Despite getting crushed, Rodgers is in favor of rolling back the new roughing rules

Rodgers, at least in theory, is set to benefit from stricter roughing the passer guidelines. But he thinks the NFL’s latest rule change goes too far.

We enjoy the protection below the knee and above the shoulders, but I don’t know many quarterbacks who want those calls. There are very few opportunities in the game for us to show any kind of toughness. We’re not getting hit every play. Hopefully not. The one on me, I don’t think that’s roughing the passer either, you know? There’s a goal to limit these hits, but they are pretty obvious when you see them. A guy picking somebody up and full weight on them. What do you say to Clay? His head is out of it, his hand is on the ground, that’s not roughing the passer. Same thing with Kendricks. What do you say to him on that? I didn’t get up off the ground thinking, ‘Where’s the penalty?’ I saw a late flag and couldn’t believe there was a penalty on the play.

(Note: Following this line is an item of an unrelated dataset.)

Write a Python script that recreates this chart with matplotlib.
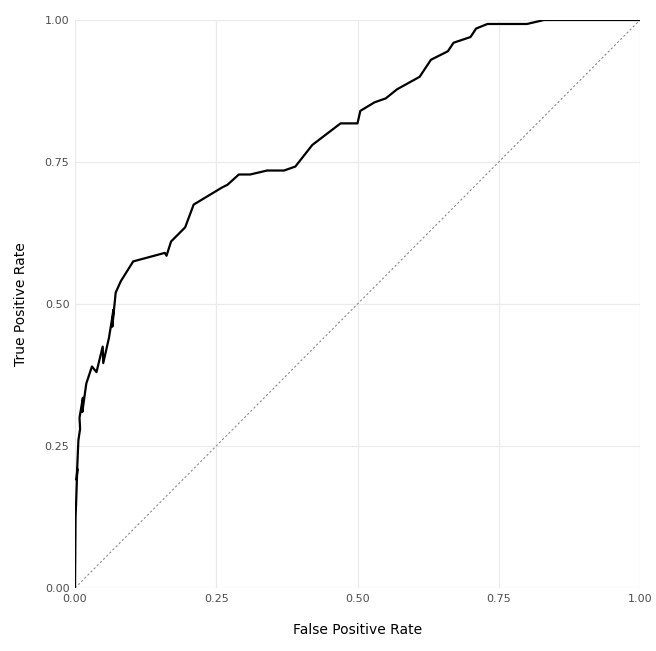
import matplotlib.pyplot as plt

# ROC curve points
fpr = [0.0, 0.001, 0.002, 0.004, 0.003, 0.006, 0.009, 0.008, 0.014, 0.013, 0.02, 0.03,
       0.038, 0.049, 0.05, 0.06, 0.065, 0.068, 0.066, 0.072, 0.081, 0.103, 0.159, 0.162,
       0.17, 0.195, 0.21, 0.26, 0.27, 0.29, 0.31, 0.34, 0.37, 0.39, 0.42, 0.47, 0.50,
       0.505, 0.53, 0.55, 0.57, 0.61, 0.63, 0.66, 0.67, 0.70, 0.71, 0.73, 0.80, 0.83, 1.0]
tpr = [0.0, 0.125, 0.15, 0.21, 0.19, 0.26, 0.28, 0.30, 0.335, 0.31, 0.36, 0.39,
       0.38, 0.425, 0.396, 0.44, 0.47, 0.49, 0.46, 0.52, 0.54, 0.575, 0.59, 0.585,
       0.61, 0.635, 0.675, 0.705, 0.71, 0.728, 0.728, 0.735, 0.735, 0.742, 0.78, 0.818, 0.818,
       0.84, 0.855, 0.862, 0.878, 0.90, 0.93, 0.945, 0.96, 0.97, 0.985, 0.993, 0.993, 1.0, 1.0]
ticks = [0.0, 0.25, 0.5, 0.75, 1.0]
tick_labels = ["0.00", "0.25", "0.50", "0.75", "1.00"]

fig = plt.figure(figsize=(6.56, 6.51), dpi=100)
ax = fig.add_axes([75 / 656, 1 - 588 / 651, 565 / 656, 568 / 651])

ax.plot([0, 1], [0, 1], linestyle=(0, (2, 2)), color="#8c8c8c", linewidth=0.8)
ax.plot(fpr, tpr, color="black", linewidth=1.6)

ax.set_xlim(0, 1)
ax.set_ylim(0, 1)
ax.set_xticks(ticks)
ax.set_xticklabels(tick_labels)
ax.set_yticks(ticks)
ax.set_yticklabels(tick_labels)
ax.tick_params(length=0, labelsize=8, labelcolor="#4d4d4d", pad=4)
for s in ax.spines.values():
    s.set_visible(False)
ax.grid(color="#ebebeb", linewidth=0.9)
ax.set_axisbelow(True)
ax.set_xlabel("False Positive Rate", fontsize=10, labelpad=14)
ax.set_ylabel("True Positive Rate", fontsize=10, labelpad=12)

plt.savefig("out.png", dpi=100)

They’re trying to think about the process of the game and the safety and stuff, but it’s still a collision sport and those, to me, are not penalties.

The NFL doesn’t agree. In fact, the league’s officials are doubling down on the flag that served Matthews his third roughing penalty of the season.

On Sunday, at least for one play, Rodgers was right. Payne drove him into the turf with no recourse from the referees. Then, four plays later, the body weight rule was back in effect for Matthews, who suffered from a questionable call for the second straight week. This level of inconsistency is making a bad rule worse — and no one knows more about it than the Packers.